Pattern 1: Share to a collection instead of pasting. When a support engineer needs a login for a partner portal, they should find it in a collection like “Support—Partners” rather than asking someone to “send it over.” The item remains encrypted end to end, access is controlled by roles, and every change is logged for accountability. If the engineer moves teams, access is removed by adjusting collection membership, not by chasing down secrets scattered across threads.

Pattern 2: Use revocable links for external recipients. A contractor may need a temporary credential or a one-time code. Generate a secure link that expires after a limited time or number of views, and revoke it when the task is done. You can’t revoke a chat message in someone else’s workspace, but you can revoke a vault link that you control.

Pattern 3: Store procedures as encrypted notes. The “how” around credentials is often sensitive—think password rotation steps or emergency access procedures. Keep those instructions in encrypted notes and share them through collections. No more screenshots of internal documents in chat, and no more searchable ticket comments that reveal your playbooks.

Pattern 4: Attach files to the vault, not the ticket. Configuration files, license keys, and certificates belong in encrypted attachments. Tickets should reference the vault item, not carry the secret themselves. If your organization is US-based and subject to discovery or audit, removing secrets from ticket archives reduces legal risk while streamlining compliance.

These patterns work because they don’t ask teams to slow down. They replace one fast workflow (paste in chat) with another (share from the vault). With browser extensions and clear collection names, people can find what they need quickly. Policies enforce the right boundaries—MFA required, exports restricted, session controls—so safe behavior becomes default behavior.

What about oversight? Audit trails record the events surrounding sharing without revealing secret contents. Admins can export logs to demonstrate that access was granted appropriately, rotated promptly, and revoked when no longer needed. Combined with breach monitoring, you get alerts when a saved password appears in a public leak and proof of the actions you took next.

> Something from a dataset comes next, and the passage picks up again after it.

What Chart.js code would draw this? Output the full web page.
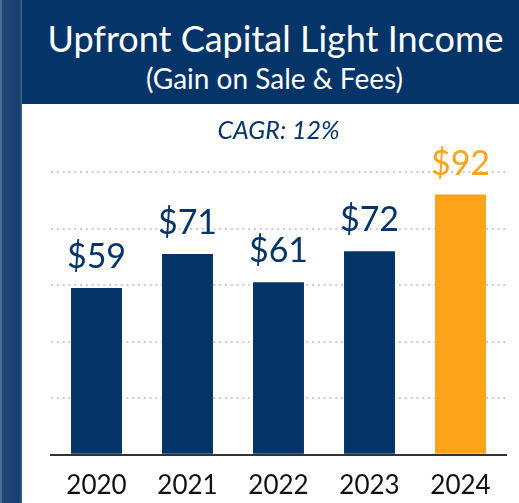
<!DOCTYPE html>
<html>
<head>
<meta charset="utf-8">
<script src="https://cdn.jsdelivr.net/npm/chart.js@4"></script>
<style>
  html, body { margin: 0; padding: 0; background: #fff; }
  #wrap { position: relative; width: 519px; height: 503px; overflow: hidden; font-family: Lato, "DejaVu Sans", sans-serif; }
  #strip {
    position: absolute; left: 0; top: 0; width: 22px; height: 503px;
    background: linear-gradient(to right, #4a6e98 0, #4a6e98 2px, #1d4576 2px, #1a3f70 20px, #3b5f8c 21px, #3b5f8c 22px);
  }
  #header {
    position: absolute; left: 22px; top: 0; width: 497px; height: 104px;
    background: #053468; color: #fff; text-align: center;
  }
  #header .t1 { position: absolute; left: 10px; right: 0; top: 16px; font-size: 36px; line-height: 44px; }
  #header .t2 { position: absolute; left: 8px; right: 0; top: 61px; font-size: 28px; line-height: 34px; }
  canvas { position: absolute; left: 0; top: 0; }
</style>
</head>
<body>
<div id="wrap">
  <div id="strip"></div>
  <div id="header">
    <div class="t1">Upfront Capital Light Income</div>
    <div class="t2">(Gain on Sale &amp; Fees)</div>
  </div>
  <canvas id="incomeChart" width="519" height="503"></canvas>
</div>
<script>
const years = ['2020', '2021', '2022', '2023', '2024'];
const income = [59, 71, 61, 72, 92];
const valueLabels = ['$59', '$71', '$61', '$72', '$92'];
const barColors = ['#053468', '#053468', '#053468', '#053468', '#fba31a'];
const cagrText = 'CAGR: 12%';

// puts the $ value above each bar
const valueLabelPlugin = {
  id: 'valueLabels',
  afterDatasetsDraw(chart) {
    const ctx = chart.ctx;
    const meta = chart.getDatasetMeta(0);
    ctx.save();
    ctx.font = '34px Lato, "DejaVu Sans", sans-serif';
    ctx.textAlign = 'center';
    ctx.textBaseline = 'alphabetic';
    meta.data.forEach((bar, i) => {
      ctx.fillStyle = barColors[i];
      ctx.fillText(valueLabels[i], bar.x, bar.y - 20);
    });
    ctx.restore();
  }
};

const ctx = document.getElementById('incomeChart').getContext('2d');
new Chart(ctx, {
  type: 'bar',
  data: {
    labels: years,
    datasets: [{
      data: income,
      backgroundColor: barColors,
      borderWidth: 0,
      categoryPercentage: 1,
      barPercentage: 0.56,
    }],
  },
  options: {
    responsive: false,
    animation: false,
    layout: {
      padding: { left: 51, right: 13, top: 116, bottom: -13 },
    },
    plugins: {
      legend: { display: false },
      tooltip: { enabled: false },
      title: {
        display: true,
        text: cagrText,
        color: '#053468',
        font: { family: 'Lato, "DejaVu Sans", sans-serif', size: 25, style: 'italic', weight: 'normal' },
        padding: { top: 0, bottom: 26 },
      },
    },
    scales: {
      x: {
        grid: { display: false, drawTicks: false },
        border: { display: true, color: '#333', width: 2 },
        ticks: {
          color: '#111',
          padding: 15,
          font: { family: 'Lato, "DejaVu Sans", sans-serif', size: 26 },
        },
      },
      y: {
        min: 0,
        max: 100,
        ticks: { display: false, stepSize: 20 },
        grid: { color: '#cccccc', lineWidth: 2, drawTicks: false },
        border: { display: false, dash: [2, 3.8] },
      },
    },
  },
  plugins: [valueLabelPlugin],
});
</script>
</body>
</html>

To cement these patterns, create short playbooks:

  • “How to share a credential with support” (collection-first, no chat)
  • “How to share externally” (revocable link with expiry and revocation steps)
  • “Where to put docs” (encrypted notes and attachments, never tickets)
  • “Rotation on breach alert” (who updates, how to notify, how to log)

Train with real examples, not abstract rules. Show a chat snippet with a pasted password and contrast it with a vault link workflow. People adopt what’s easy and visible; make the secure option obviously better.

When you keep credentials out of chat and tickets, you shrink your attack surface, speed up audits, and prevent the “I think I saw it in an old thread” scavenger hunt. With Bitwarden, the fix isn’t a scolding—it’s a smoother path that teams actually prefer.